USDAW activists pressed leading Labour figures yesterday to return the party to its roots at a packed fringe on day one of the shopworkers union conference.

Shadow ministers faced tough questions over what Labour will do differently if the party wins next year’s general election. 

Manchester delegate, McVitie’s union convener Kevin Dolan said Labour needed to be unashamed of its working-class and trade-union heritage.

He said: “When I hear the Tories say about Labour ‘the trade unions are you paymasters,’ I say you should be proud of that.

“It is nothing to be ashamed of to be a proud member of trade union movement, as I am.”

North East delegate Pat Buttle drew laughter and applause when she said: “I don’t want to hear this nonsense of carrying out the cuts.

“Ordinary people are not relating to Labour at the moment.”

A former Labour local councillor for 24 years, she has lived on a council estate for 50 years.
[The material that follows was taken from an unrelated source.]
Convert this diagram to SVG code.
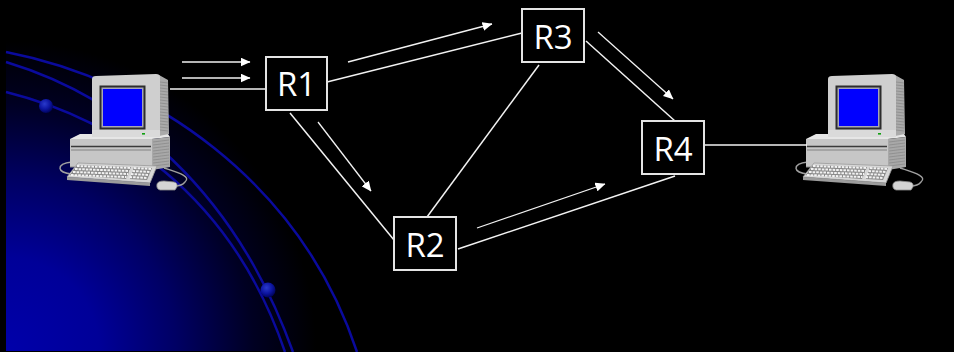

She said: “There is no middle class. If you work and earn a wage you are working class.”

However, shadow minister for home affairs David Hanson MP said: “I wouldn’t be alive without the NHS and I understand the need for working-class representation.

“But we have people from middle-class background in Labour too. It is how we vote in Parliament that counts and what we promise for the future.”

The Labour panel would not be drawn on whether the party would repeal anti-trade-union laws but insisted they would fight on issues of employment rights, helping the low paid and tackling the need for foodbanks.

Shadow minister for public health Luciana Berger raised the issue of “skipping” — where people wait for supermarkets to throw out excess food. Labelling the Tory-led government a “disgrace” for the cuts, driving people to such desperate acts, she added: “I don’t think under a Labour government we would allow a situation where 800,000 people are reliant of foodbanks.”

Usdaw general secretary John Hannett said: “No-one from the government has called us and asked our union’s opinion on the effects of government policies. A Labour government would listen.”